## Required work
Select every line below containing the word "Python".

## Material provided
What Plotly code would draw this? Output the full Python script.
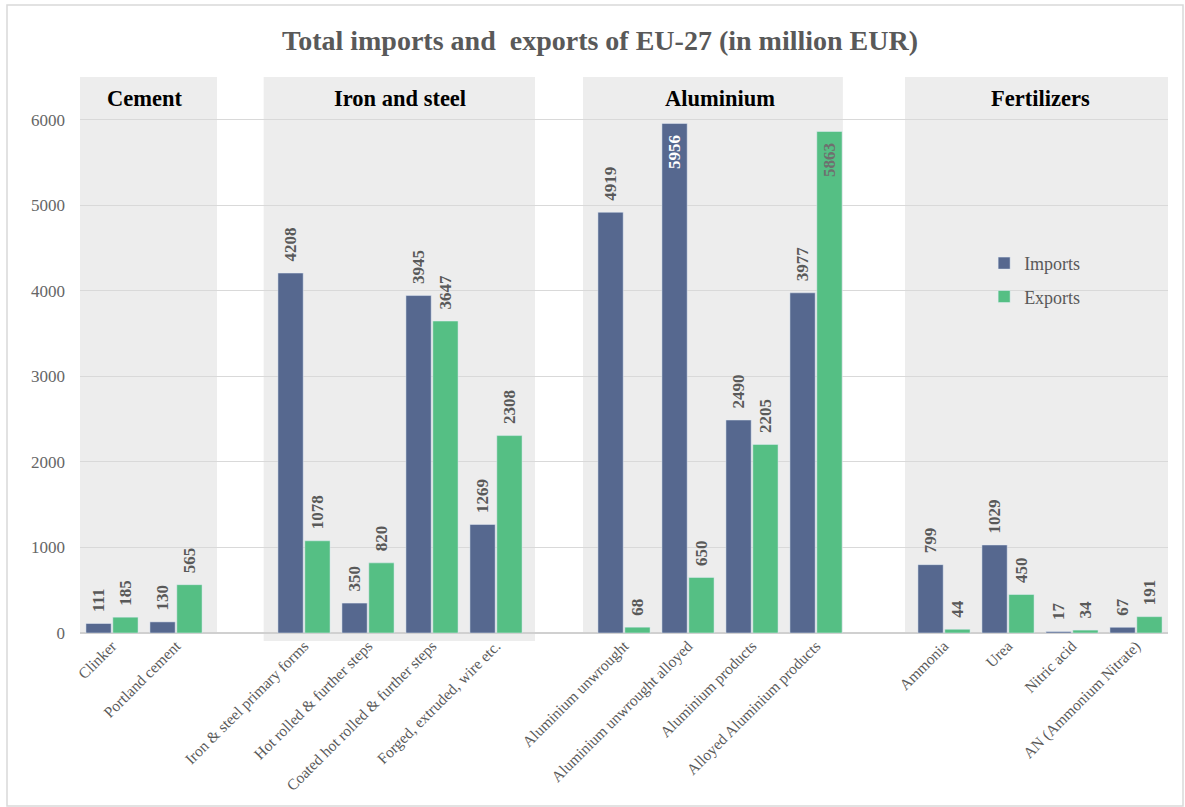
* * *
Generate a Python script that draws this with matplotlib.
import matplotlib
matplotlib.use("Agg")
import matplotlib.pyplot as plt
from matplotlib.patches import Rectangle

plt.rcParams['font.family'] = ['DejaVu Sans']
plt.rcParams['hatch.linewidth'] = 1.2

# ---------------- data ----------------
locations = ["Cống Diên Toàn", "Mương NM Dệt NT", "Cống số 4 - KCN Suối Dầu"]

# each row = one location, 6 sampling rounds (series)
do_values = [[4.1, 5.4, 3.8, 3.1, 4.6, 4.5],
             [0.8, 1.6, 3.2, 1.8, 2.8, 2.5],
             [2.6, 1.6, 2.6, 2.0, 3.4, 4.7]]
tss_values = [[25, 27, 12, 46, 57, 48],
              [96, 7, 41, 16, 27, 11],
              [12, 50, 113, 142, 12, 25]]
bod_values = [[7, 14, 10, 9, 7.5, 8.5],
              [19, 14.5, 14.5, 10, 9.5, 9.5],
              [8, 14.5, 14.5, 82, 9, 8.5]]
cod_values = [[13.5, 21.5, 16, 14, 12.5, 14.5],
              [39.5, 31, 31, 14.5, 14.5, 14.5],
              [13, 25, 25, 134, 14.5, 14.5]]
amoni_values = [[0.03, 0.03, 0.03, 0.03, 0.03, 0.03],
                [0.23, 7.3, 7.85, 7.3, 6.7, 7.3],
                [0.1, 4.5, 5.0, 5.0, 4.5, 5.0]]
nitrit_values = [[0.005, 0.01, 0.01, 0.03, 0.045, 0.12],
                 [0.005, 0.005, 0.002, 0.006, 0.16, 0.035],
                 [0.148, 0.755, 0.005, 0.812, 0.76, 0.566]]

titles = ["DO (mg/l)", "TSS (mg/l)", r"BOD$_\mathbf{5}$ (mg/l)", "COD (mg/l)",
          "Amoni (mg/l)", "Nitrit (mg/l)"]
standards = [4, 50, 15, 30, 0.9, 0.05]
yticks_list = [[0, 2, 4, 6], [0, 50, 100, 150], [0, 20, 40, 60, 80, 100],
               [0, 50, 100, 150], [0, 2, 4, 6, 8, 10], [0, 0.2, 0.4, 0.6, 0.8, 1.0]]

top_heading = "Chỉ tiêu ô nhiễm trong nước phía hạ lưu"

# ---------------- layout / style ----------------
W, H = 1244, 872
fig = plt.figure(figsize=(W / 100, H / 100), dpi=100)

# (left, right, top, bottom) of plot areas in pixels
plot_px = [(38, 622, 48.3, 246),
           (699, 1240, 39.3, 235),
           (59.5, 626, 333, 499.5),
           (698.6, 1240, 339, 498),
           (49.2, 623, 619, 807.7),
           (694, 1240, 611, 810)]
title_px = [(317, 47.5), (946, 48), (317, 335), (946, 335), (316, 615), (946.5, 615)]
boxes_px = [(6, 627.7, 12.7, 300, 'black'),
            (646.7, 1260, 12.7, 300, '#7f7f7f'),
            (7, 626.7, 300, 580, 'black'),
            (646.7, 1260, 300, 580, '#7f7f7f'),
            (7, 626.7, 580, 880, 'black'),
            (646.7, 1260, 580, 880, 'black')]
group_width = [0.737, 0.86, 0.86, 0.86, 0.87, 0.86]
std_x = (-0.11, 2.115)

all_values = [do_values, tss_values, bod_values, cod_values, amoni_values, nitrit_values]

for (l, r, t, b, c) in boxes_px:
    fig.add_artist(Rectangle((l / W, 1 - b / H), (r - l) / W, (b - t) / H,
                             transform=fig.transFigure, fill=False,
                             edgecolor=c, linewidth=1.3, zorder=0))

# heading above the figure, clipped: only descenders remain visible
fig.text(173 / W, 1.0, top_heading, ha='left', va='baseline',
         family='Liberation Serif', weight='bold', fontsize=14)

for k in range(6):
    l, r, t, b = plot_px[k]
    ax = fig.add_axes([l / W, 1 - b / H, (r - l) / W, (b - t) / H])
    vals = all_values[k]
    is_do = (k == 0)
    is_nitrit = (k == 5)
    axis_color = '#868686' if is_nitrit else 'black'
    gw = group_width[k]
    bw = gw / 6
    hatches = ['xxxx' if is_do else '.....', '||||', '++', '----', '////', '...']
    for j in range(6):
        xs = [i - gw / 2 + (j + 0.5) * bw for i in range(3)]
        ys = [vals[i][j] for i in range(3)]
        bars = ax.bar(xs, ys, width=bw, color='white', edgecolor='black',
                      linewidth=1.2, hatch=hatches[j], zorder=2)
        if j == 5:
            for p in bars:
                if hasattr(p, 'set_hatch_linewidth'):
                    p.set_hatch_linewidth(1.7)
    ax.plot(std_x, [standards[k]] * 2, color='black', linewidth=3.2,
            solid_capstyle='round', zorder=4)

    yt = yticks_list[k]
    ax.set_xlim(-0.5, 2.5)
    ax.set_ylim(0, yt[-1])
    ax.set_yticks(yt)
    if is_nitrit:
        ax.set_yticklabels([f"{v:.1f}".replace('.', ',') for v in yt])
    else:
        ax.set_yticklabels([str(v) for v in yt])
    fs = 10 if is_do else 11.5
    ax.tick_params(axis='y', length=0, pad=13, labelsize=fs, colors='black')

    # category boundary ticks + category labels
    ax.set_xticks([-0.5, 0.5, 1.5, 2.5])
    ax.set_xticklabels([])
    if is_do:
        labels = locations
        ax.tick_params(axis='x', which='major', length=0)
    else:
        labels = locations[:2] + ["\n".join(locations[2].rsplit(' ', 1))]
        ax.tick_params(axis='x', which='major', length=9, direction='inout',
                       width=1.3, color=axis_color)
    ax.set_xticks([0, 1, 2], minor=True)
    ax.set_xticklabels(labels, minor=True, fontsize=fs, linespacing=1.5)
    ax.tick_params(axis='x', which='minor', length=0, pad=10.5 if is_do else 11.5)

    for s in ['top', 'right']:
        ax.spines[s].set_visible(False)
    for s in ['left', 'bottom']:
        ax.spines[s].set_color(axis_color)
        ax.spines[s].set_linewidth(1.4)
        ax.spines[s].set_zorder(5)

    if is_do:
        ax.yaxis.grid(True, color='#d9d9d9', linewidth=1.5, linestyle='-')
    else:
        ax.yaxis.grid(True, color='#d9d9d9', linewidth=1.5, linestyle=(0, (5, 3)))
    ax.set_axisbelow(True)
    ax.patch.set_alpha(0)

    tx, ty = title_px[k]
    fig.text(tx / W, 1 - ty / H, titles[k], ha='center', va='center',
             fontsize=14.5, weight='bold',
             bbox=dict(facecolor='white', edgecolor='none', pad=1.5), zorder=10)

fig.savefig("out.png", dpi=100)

## Written answer
What Plotly code would draw this? Output the full Python script.
Generate a Python script that draws this with matplotlib.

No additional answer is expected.